* Work to complete *
Retype word for word the first line of the listing and each line after it up to the line with "freq = np.round(np.arange(50.0, 80.0001, 0.4), 1)", with the pictures taken out.

──────── Material ────────

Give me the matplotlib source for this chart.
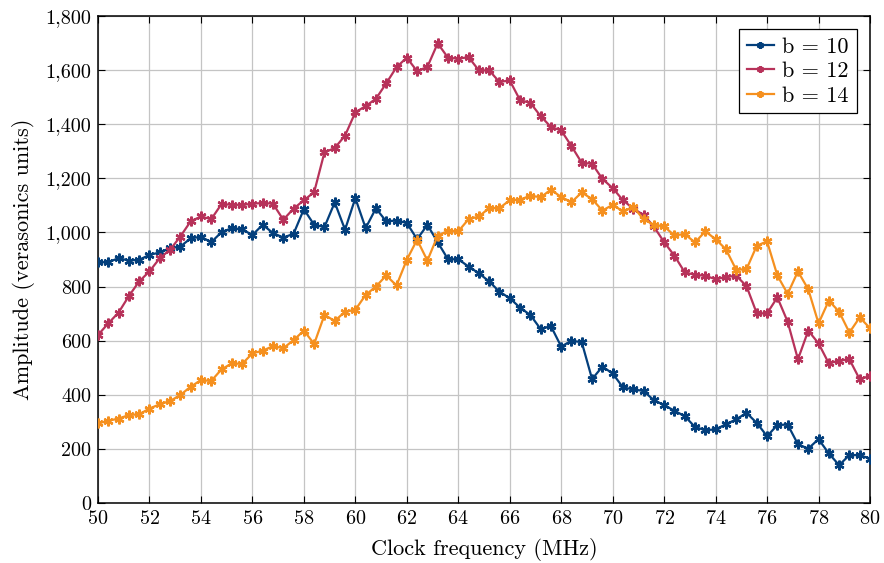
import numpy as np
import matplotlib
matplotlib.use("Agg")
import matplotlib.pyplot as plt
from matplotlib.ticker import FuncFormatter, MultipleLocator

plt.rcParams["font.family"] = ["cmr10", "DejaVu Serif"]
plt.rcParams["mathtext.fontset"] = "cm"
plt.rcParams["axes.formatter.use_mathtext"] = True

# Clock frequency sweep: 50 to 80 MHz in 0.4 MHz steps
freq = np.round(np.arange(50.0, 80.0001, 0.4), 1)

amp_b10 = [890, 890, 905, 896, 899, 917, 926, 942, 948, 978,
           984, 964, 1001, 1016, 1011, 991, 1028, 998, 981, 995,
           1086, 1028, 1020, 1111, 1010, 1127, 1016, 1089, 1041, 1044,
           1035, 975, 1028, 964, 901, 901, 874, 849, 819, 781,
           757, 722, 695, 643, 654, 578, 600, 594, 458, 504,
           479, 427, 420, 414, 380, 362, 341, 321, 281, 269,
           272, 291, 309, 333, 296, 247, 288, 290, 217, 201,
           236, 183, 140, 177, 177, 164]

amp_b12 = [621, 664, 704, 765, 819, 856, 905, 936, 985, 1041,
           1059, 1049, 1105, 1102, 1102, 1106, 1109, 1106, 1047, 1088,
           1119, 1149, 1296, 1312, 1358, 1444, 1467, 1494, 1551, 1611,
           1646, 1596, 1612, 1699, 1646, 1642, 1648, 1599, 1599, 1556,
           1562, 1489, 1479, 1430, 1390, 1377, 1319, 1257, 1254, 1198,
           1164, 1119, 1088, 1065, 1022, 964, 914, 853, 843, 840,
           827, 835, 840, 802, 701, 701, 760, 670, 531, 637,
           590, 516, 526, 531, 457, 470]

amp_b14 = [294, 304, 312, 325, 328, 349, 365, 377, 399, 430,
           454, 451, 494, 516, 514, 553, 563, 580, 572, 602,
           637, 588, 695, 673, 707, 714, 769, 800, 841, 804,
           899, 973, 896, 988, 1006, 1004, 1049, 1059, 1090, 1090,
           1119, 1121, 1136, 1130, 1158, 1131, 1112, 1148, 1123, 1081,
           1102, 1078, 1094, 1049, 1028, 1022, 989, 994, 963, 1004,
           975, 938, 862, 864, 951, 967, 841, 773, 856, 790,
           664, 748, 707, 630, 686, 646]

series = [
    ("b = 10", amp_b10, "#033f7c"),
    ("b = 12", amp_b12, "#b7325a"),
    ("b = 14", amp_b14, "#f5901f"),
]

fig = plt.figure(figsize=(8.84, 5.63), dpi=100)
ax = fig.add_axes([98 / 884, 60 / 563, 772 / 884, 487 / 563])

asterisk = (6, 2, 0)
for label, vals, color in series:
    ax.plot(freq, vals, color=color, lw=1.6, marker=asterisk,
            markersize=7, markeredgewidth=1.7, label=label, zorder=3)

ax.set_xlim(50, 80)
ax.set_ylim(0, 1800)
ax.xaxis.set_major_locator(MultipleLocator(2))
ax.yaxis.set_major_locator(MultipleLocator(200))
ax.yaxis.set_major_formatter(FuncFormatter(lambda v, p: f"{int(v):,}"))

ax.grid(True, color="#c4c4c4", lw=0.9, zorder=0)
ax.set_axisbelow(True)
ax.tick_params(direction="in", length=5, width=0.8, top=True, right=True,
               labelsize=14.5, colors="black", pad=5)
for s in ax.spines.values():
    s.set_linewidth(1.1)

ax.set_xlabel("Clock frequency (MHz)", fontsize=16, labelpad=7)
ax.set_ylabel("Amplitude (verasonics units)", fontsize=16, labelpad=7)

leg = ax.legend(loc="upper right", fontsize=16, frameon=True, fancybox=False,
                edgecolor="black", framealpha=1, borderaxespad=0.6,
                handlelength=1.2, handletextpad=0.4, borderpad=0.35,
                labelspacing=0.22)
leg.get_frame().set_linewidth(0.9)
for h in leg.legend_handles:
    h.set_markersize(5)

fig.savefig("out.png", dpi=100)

────────

* Answer to this exercise *
Give me the matplotlib source for this chart.
import numpy as np
import matplotlib
matplotlib.use("Agg")
import matplotlib.pyplot as plt
from matplotlib.ticker import FuncFormatter, MultipleLocator

plt.rcParams["font.family"] = ["cmr10", "DejaVu Serif"]
plt.rcParams["mathtext.fontset"] = "cm"
plt.rcParams["axes.formatter.use_mathtext"] = True

# Clock frequency sweep: 50 to 80 MHz in 0.4 MHz steps
freq = np.round(np.arange(50.0, 80.0001, 0.4), 1)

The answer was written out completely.